##### RECORDED INFORMATION #####
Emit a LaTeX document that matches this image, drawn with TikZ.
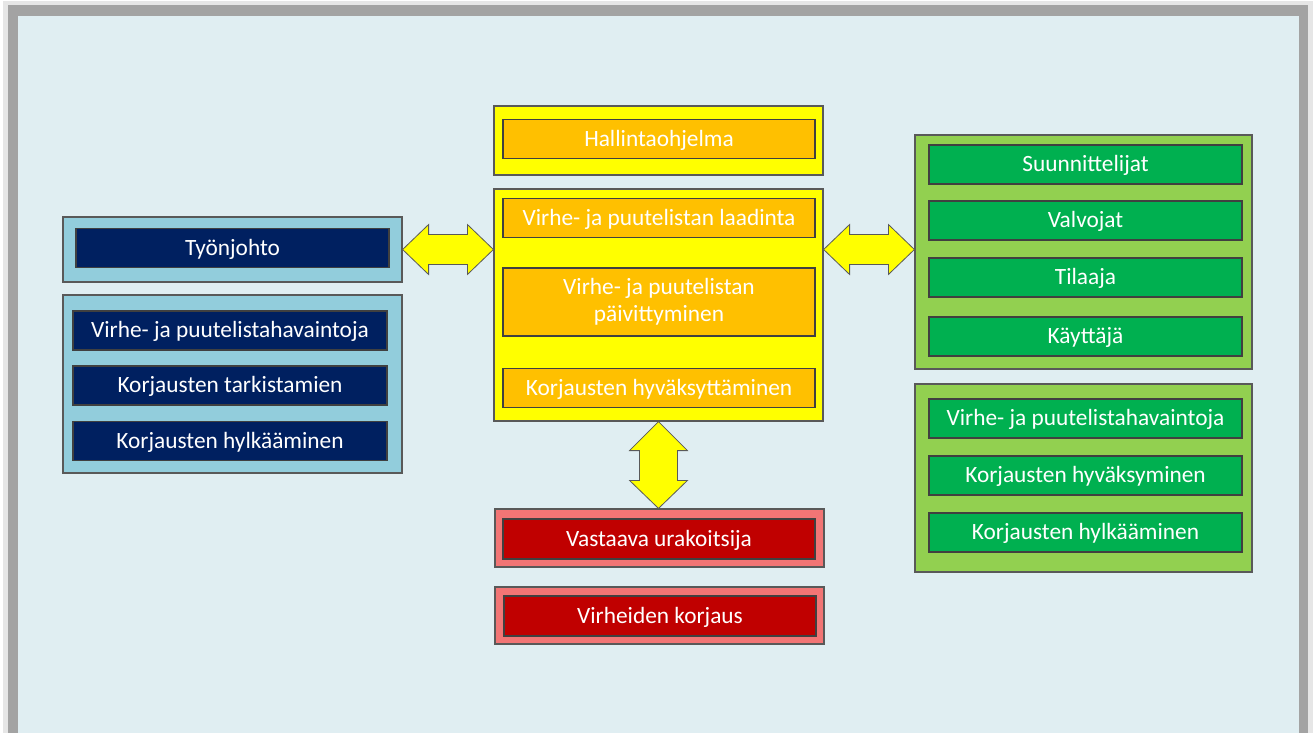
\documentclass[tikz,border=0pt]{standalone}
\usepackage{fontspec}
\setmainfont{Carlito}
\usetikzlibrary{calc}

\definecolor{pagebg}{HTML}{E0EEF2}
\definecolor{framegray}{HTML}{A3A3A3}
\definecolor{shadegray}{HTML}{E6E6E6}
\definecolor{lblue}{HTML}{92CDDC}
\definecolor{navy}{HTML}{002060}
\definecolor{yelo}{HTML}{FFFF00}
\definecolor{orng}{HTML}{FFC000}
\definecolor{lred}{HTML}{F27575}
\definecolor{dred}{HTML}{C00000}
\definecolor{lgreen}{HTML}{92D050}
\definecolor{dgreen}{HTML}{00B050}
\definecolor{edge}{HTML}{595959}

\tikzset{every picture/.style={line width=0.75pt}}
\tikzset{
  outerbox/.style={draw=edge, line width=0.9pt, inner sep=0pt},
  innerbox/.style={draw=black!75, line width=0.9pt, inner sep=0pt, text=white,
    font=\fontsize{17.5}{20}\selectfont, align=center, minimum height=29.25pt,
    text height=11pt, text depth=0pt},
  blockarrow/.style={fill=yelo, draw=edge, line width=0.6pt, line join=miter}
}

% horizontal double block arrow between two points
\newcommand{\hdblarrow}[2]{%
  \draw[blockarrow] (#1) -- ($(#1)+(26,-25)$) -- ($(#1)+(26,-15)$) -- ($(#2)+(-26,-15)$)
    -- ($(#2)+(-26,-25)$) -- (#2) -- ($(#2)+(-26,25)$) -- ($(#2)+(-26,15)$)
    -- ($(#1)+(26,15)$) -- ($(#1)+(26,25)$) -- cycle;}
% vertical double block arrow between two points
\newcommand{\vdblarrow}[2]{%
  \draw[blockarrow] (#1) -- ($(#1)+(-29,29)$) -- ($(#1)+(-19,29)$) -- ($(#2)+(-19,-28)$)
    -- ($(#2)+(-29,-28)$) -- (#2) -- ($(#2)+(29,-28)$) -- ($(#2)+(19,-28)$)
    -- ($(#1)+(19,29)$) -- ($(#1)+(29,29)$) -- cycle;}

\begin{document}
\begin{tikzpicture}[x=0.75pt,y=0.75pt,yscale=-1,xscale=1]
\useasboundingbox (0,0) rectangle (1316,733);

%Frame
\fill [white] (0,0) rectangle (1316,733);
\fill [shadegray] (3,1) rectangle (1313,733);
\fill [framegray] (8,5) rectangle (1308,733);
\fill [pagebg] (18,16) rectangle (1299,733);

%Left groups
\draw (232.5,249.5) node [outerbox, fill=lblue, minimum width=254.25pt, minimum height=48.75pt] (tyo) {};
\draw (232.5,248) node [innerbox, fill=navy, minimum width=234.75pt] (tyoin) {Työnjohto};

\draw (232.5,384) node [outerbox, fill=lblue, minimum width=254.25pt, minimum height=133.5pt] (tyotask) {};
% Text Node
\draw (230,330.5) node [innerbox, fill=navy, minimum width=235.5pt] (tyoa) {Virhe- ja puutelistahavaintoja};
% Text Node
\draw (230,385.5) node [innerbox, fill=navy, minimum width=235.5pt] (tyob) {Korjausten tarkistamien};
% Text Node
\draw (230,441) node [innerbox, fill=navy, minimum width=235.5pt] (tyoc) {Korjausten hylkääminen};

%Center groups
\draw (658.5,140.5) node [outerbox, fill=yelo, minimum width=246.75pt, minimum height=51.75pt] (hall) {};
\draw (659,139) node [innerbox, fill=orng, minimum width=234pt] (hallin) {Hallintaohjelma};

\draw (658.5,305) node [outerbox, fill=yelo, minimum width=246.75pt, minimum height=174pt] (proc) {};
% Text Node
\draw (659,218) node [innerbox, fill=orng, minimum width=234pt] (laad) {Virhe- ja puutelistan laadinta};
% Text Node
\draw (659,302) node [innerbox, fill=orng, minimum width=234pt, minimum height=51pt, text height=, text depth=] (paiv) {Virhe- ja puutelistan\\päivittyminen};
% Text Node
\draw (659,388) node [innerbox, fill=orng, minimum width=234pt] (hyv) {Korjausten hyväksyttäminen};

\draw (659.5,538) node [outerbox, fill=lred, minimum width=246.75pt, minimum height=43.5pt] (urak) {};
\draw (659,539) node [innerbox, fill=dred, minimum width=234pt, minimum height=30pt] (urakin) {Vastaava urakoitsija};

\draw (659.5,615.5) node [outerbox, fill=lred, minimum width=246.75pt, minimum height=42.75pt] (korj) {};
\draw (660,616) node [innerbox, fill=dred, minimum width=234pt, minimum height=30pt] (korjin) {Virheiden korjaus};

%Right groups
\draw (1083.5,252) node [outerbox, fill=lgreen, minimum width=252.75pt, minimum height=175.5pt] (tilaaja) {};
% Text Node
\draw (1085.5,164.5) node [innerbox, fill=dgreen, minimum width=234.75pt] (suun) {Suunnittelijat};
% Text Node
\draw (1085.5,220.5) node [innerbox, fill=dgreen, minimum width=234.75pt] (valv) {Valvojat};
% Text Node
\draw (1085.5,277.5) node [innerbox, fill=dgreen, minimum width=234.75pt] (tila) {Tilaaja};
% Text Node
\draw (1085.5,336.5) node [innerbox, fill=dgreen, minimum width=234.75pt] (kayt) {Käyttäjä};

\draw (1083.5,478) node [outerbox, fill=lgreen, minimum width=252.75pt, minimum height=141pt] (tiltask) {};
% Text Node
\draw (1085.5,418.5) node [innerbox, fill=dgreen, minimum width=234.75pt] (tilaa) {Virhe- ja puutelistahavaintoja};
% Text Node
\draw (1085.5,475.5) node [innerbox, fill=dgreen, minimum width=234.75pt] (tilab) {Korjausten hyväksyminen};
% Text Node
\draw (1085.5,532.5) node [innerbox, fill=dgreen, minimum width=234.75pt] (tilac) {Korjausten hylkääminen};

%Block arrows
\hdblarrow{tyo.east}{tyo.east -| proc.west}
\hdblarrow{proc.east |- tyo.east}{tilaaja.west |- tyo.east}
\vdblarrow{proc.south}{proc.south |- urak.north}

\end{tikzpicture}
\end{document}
#####
■ **WHAT YOU NEED TO DO**
Repeat the material above word for word, please, apart from its images.

■ **SOLVED EXERCISE**
Emit a LaTeX document that matches this image, drawn with TikZ.
\documentclass[tikz,border=0pt]{standalone}
\usepackage{fontspec}
\setmainfont{Carlito}
\usetikzlibrary{calc}

\definecolor{pagebg}{HTML}{E0EEF2}
\definecolor{framegray}{HTML}{A3A3A3}
\definecolor{shadegray}{HTML}{E6E6E6}
\definecolor{lblue}{HTML}{92CDDC}
\definecolor{navy}{HTML}{002060}
\definecolor{yelo}{HTML}{FFFF00}
\definecolor{orng}{HTML}{FFC000}
\definecolor{lred}{HTML}{F27575}
\definecolor{dred}{HTML}{C00000}
\definecolor{lgreen}{HTML}{92D050}
\definecolor{dgreen}{HTML}{00B050}
\definecolor{edge}{HTML}{595959}

\tikzset{every picture/.style={line width=0.75pt}}
\tikzset{
  outerbox/.style={draw=edge, line width=0.9pt, inner sep=0pt},
  innerbox/.style={draw=black!75, line width=0.9pt, inner sep=0pt, text=white,
    font=\fontsize{17.5}{20}\selectfont, align=center, minimum height=29.25pt,
    text height=11pt, text depth=0pt},
  blockarrow/.style={fill=yelo, draw=edge, line width=0.6pt, line join=miter}
}

% horizontal double block arrow between two points
\newcommand{\hdblarrow}[2]{%
  \draw[blockarrow] (#1) -- ($(#1)+(26,-25)$) -- ($(#1)+(26,-15)$) -- ($(#2)+(-26,-15)$)
    -- ($(#2)+(-26,-25)$) -- (#2) -- ($(#2)+(-26,25)$) -- ($(#2)+(-26,15)$)
    -- ($(#1)+(26,15)$) -- ($(#1)+(26,25)$) -- cycle;}
% vertical double block arrow between two points
\newcommand{\vdblarrow}[2]{%
  \draw[blockarrow] (#1) -- ($(#1)+(-29,29)$) -- ($(#1)+(-19,29)$) -- ($(#2)+(-19,-28)$)
    -- ($(#2)+(-29,-28)$) -- (#2) -- ($(#2)+(29,-28)$) -- ($(#2)+(19,-28)$)
    -- ($(#1)+(19,29)$) -- ($(#1)+(29,29)$) -- cycle;}

\begin{document}
\begin{tikzpicture}[x=0.75pt,y=0.75pt,yscale=-1,xscale=1]
\useasboundingbox (0,0) rectangle (1316,733);

%Frame
\fill [white] (0,0) rectangle (1316,733);
\fill [shadegray] (3,1) rectangle (1313,733);
\fill [framegray] (8,5) rectangle (1308,733);
\fill [pagebg] (18,16) rectangle (1299,733);

%Left groups
\draw (232.5,249.5) node [outerbox, fill=lblue, minimum width=254.25pt, minimum height=48.75pt] (tyo) {};
\draw (232.5,248) node [innerbox, fill=navy, minimum width=234.75pt] (tyoin) {Työnjohto};

\draw (232.5,384) node [outerbox, fill=lblue, minimum width=254.25pt, minimum height=133.5pt] (tyotask) {};
% Text Node
\draw (230,330.5) node [innerbox, fill=navy, minimum width=235.5pt] (tyoa) {Virhe- ja puutelistahavaintoja};
% Text Node
\draw (230,385.5) node [innerbox, fill=navy, minimum width=235.5pt] (tyob) {Korjausten tarkistamien};
% Text Node
\draw (230,441) node [innerbox, fill=navy, minimum width=235.5pt] (tyoc) {Korjausten hylkääminen};

%Center groups
\draw (658.5,140.5) node [outerbox, fill=yelo, minimum width=246.75pt, minimum height=51.75pt] (hall) {};
\draw (659,139) node [innerbox, fill=orng, minimum width=234pt] (hallin) {Hallintaohjelma};

\draw (658.5,305) node [outerbox, fill=yelo, minimum width=246.75pt, minimum height=174pt] (proc) {};
% Text Node
\draw (659,218) node [innerbox, fill=orng, minimum width=234pt] (laad) {Virhe- ja puutelistan laadinta};
% Text Node
\draw (659,302) node [innerbox, fill=orng, minimum width=234pt, minimum height=51pt, text height=, text depth=] (paiv) {Virhe- ja puutelistan\\päivittyminen};
% Text Node
\draw (659,388) node [innerbox, fill=orng, minimum width=234pt] (hyv) {Korjausten hyväksyttäminen};

\draw (659.5,538) node [outerbox, fill=lred, minimum width=246.75pt, minimum height=43.5pt] (urak) {};
\draw (659,539) node [innerbox, fill=dred, minimum width=234pt, minimum height=30pt] (urakin) {Vastaava urakoitsija};

\draw (659.5,615.5) node [outerbox, fill=lred, minimum width=246.75pt, minimum height=42.75pt] (korj) {};
\draw (660,616) node [innerbox, fill=dred, minimum width=234pt, minimum height=30pt] (korjin) {Virheiden korjaus};

%Right groups
\draw (1083.5,252) node [outerbox, fill=lgreen, minimum width=252.75pt, minimum height=175.5pt] (tilaaja) {};
% Text Node
\draw (1085.5,164.5) node [innerbox, fill=dgreen, minimum width=234.75pt] (suun) {Suunnittelijat};
% Text Node
\draw (1085.5,220.5) node [innerbox, fill=dgreen, minimum width=234.75pt] (valv) {Valvojat};
% Text Node
\draw (1085.5,277.5) node [innerbox, fill=dgreen, minimum width=234.75pt] (tila) {Tilaaja};
% Text Node
\draw (1085.5,336.5) node [innerbox, fill=dgreen, minimum width=234.75pt] (kayt) {Käyttäjä};

\draw (1083.5,478) node [outerbox, fill=lgreen, minimum width=252.75pt, minimum height=141pt] (tiltask) {};
% Text Node
\draw (1085.5,418.5) node [innerbox, fill=dgreen, minimum width=234.75pt] (tilaa) {Virhe- ja puutelistahavaintoja};
% Text Node
\draw (1085.5,475.5) node [innerbox, fill=dgreen, minimum width=234.75pt] (tilab) {Korjausten hyväksyminen};
% Text Node
\draw (1085.5,532.5) node [innerbox, fill=dgreen, minimum width=234.75pt] (tilac) {Korjausten hylkääminen};

%Block arrows
\hdblarrow{tyo.east}{tyo.east -| proc.west}
\hdblarrow{proc.east |- tyo.east}{tilaaja.west |- tyo.east}
\vdblarrow{proc.south}{proc.south |- urak.north}

\end{tikzpicture}
\end{document}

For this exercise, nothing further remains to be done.